For Stanwick Corp., the denoument of the hostage crisis means months -- even years -- of untangling the financial complications born of events in Iran.
The Arlington management and engineering firm, which provided services to the Iranian Navy and Air Force before the revolution, suffered a substantial loss of business in Iran after the revolution, part of which now may be recouped under the arrangements for settling claims negotiated between the U.S. and Iranian governments.
Stanwick had filed a $7 million suit for damages and injunctive relief against Iran, several Iranian defense agencies and Riggs National Bank in an effort to recover deposits in Iranian banks and payments owed to the company under government contracts. That claim apparently now will be handled by the arbitration tribunal established as part of the agreement to free the hostages.

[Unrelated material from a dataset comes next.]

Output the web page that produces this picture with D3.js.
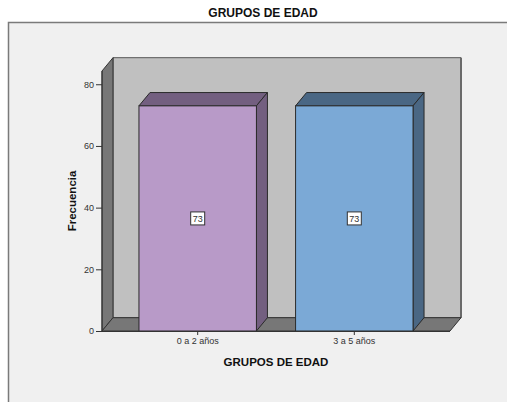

Stanwick was forced to write off some $3.3 million, including $2.4 million claimed in payments owed under its contracts with Iran and $900,000 in deposits in Iranian banks that were unrecoverable. Because of the write-off, Stanwick took a net loss for the fiscal year ended April 30, 1980. Having written off the loss and taken the tax advantages related to it, the firm now faces the problem of how to handle a reverse.
So far, corporate officials have not yet gotten together with the Stanwick's lawyers to determine where the firm stands in terms of the arbitration commission established to handle legal claims against Iran or the possible consequences of getting back the money Stanwick lost.
"Intentionally, we've tried not to get into that because of the volatility of the situation," said Stanwick's vice president and treasurer, Godon Hamlet. Hamlet said he expects that such a meeting would occur toward the end of the week.
Some companies will find their situation complicated by language in the agreement that excludes certain types of claims from the jurisdiction of the arbitration commission. Contracts that called for sending contractual disputes to the Iranaian courts were specifically excluded from arbitration by the international tribunal.
Stanwick's contracts, however, called for international arbitration and should not be affected, Hamlet said.
"It would be nice" to recover, said Hamlet.